Frank mentions an interesting anecdote when BK Nehru, Indira’s cousin and India’s ambassador to the US, asked why he had no recollection of her during the childhood. “I was right there,” Indira answered, “but no one ever noticed me.” The only person Indira could relate to — and empathise with — was her mother, Kamala Nehru, who was elegant and beautiful, but treated scornfully by her "Anglicised" and "sophisticated" in-laws, especially her aunts, for not being accustomed to "high-society" life.
Nayantara Sahgal writes, in her book, how at the time of Kamala Gandhi’s death, Indira “saw her (Kamala) being hurt” and “was determined not to be hurt.” Feroze Gandhi came to her life around Kamala Nehru’s death, as a pillar of support.
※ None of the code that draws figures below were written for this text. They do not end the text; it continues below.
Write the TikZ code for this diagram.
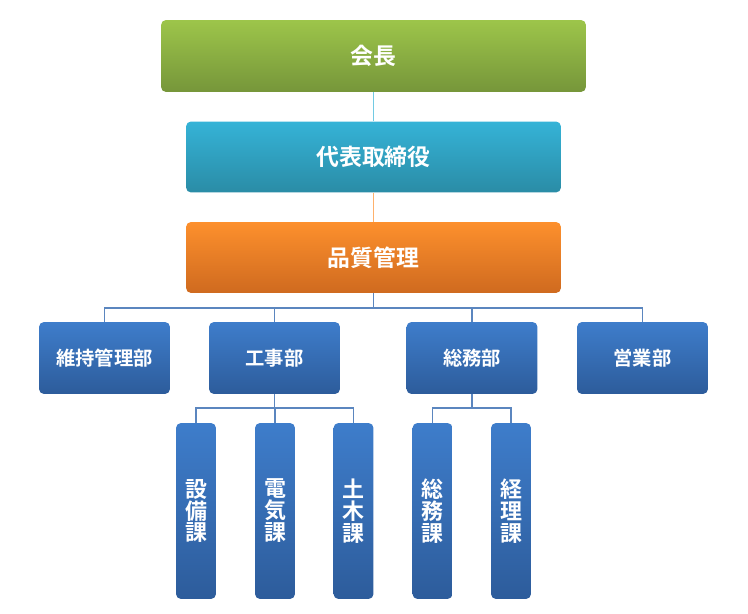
\documentclass[tikz,border=0pt]{standalone}
\usepackage{fontspec}
\newfontfamily\jpfont[BoldFont={Noto Sans CJK JP Bold}]{Noto Sans CJK JP}
\usetikzlibrary{calc}
\definecolor{kaiTop}{HTML}{9DC54A}
\definecolor{kaiBot}{HTML}{76963A}
\definecolor{daiTop}{HTML}{35B3D7}
\definecolor{daiBot}{HTML}{2A8CA6}
\definecolor{hinTop}{HTML}{FD902D}
\definecolor{hinBot}{HTML}{CF6A1F}
\definecolor{buTop}{HTML}{3E7DCB}
\definecolor{buBot}{HTML}{2D5C9B}
\definecolor{treeLine}{HTML}{5B86BF}
\tikzset{
  box/.style={rounded corners=0.1cm, text=white, inner sep=0pt, align=center},
  topbox/.style={box, minimum width=8.5cm, minimum height=1.44cm, top color=kaiTop, bottom color=kaiBot, font=\jpfont\bfseries\fontsize{13}{15}\selectfont},
  midbox/.style={box, minimum width=7.5cm, minimum height=1.42cm, font=\jpfont\bfseries\fontsize{13}{15}\selectfont},
  bubox/.style={box, minimum width=2.62cm, minimum height=1.44cm, top color=buTop, bottom color=buBot, font=\jpfont\bfseries\fontsize{11}{13}\selectfont},
  kabox/.style={box, minimum width=0.8cm, minimum height=3.52cm, top color=buTop, bottom color=buBot, font=\jpfont\bfseries\fontsize{12.5}{12.5}\selectfont},
  link/.style={line width=0.7pt, color=treeLine}
}
\begin{document}
\begin{tikzpicture}[x=0.02cm, y=-0.02cm]
			%%%%% START %%%%%
			\useasboundingbox (0, 0) rectangle (748, 614);
			
			\node[topbox] (kaicho) at (373.5, 56) {会長};
			\node[midbox, top color=daiTop, bottom color=daiBot] (daihyo) at (373.5, 157) {代表取締役};
			\node[midbox, top color=hinTop, bottom color=hinBot] (hinshitsu) at (373.5, 257.5) {品質管理};
			
			\node[bubox] (iji) at (104.5, 358) {維持管理部};
			\node[bubox] (koji) at (274.5, 358) {工事部};
			\node[bubox] (somu) at (472, 358) {総務部};
			\node[bubox] (eigyo) at (642.5, 358) {営業部};
			
			\node[kabox] (setsubi) at (196, 511) {設\\備\\課};
			\node[kabox] (denki) at (275, 511) {電\\気\\課};
			\node[kabox] (doboku) at (353.5, 511) {土\\木\\課};
			\node[kabox] (somuka) at (432.5, 511) {総\\務\\課};
			\node[kabox] (keiri) at (511, 511) {経\\理\\課};
			
			\coordinate (bus) at (373.5, 308);
			\coordinate (kojibus) at (274.5, 408);
			\coordinate (somubus) at (472, 408);
			
			\draw[line width=0.7pt, color=daiTop!70!white] (kaicho.south) -- (daihyo.north);
			\draw[line width=0.7pt, color=hinTop!70!white] (daihyo.south) -- (hinshitsu.north);
			
			\draw[link] (hinshitsu.south) -- (bus);
			\draw[link] (bus) -| (iji.north);
			\draw[link] (bus) -| (koji.north);
			\draw[link] (bus) -| (somu.north);
			\draw[link] (bus) -| (eigyo.north);
			
			\draw[link] (koji.south) -- (kojibus);
			\draw[link] (kojibus) -| (setsubi.north);
			\draw[link] (kojibus) -| (denki.north);
			\draw[link] (kojibus) -| (doboku.north);
			
			\draw[link] (somu.south) -- (somubus);
			\draw[link] (somubus) -| (somuka.north);
			\draw[link] (somubus) -| (keiri.north);
			%%%%% END %%%%%
\end{tikzpicture}
\end{document}
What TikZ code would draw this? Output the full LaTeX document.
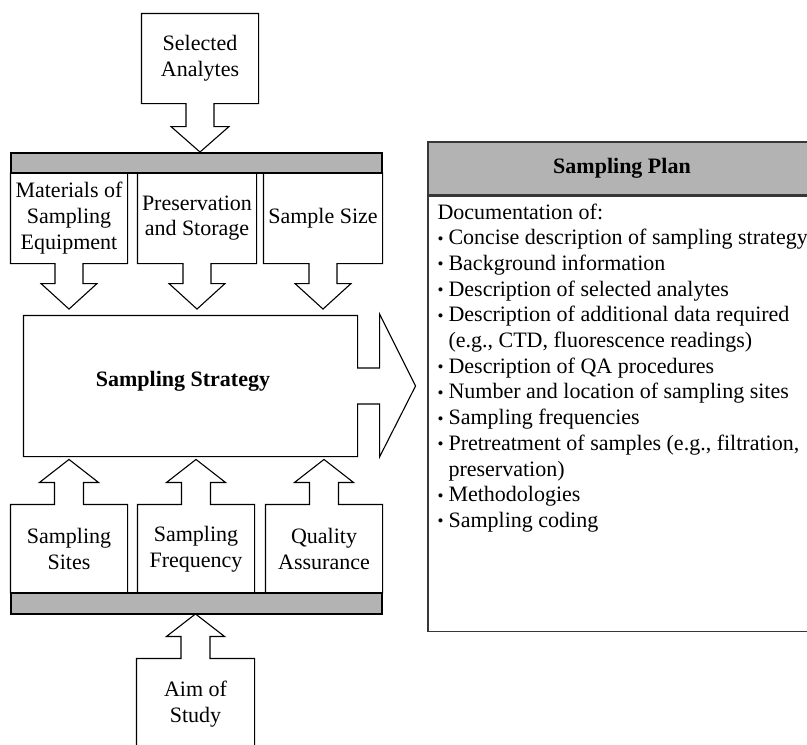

As Indira confessed several years later that Feroze “was always there for me”, she couldn’t have let him go away.
The marriage, however, didn’t work and she blamed herself for her two kids, especially Sanjay, growing up without a father. Indira could see her own plight in Sanjay’s. Coomi Kapoor writes in her book, The Emergency, that Sanjay adored Feroze Gandhi and “believed that his father had been abandoned and that the neglect of his well-being had led to his early death from a heart attack.”
This sense of guilt seemed to have made Indira gloss over Sanjay’s excesses. One suspects the book also aimed at reminding the readers of the perils of a strong, decisive leadership gone wrong, especially when the contemporary India has a powerful prime minister.
Thankfully, Sagarika resists the temptation of blatantly bringing in Narendra Modi into the narrative, something which her critics often accuse her of doing in the past. Also, her "letters to Indira" seem self-indulgent. But, on the whole, especially in a country where history is learnt only in passing, the book has its relevance.
Read it as a primer on Indira, but if you expect any scholarly revelations or in-depth analysis, you would be in for a disappointment.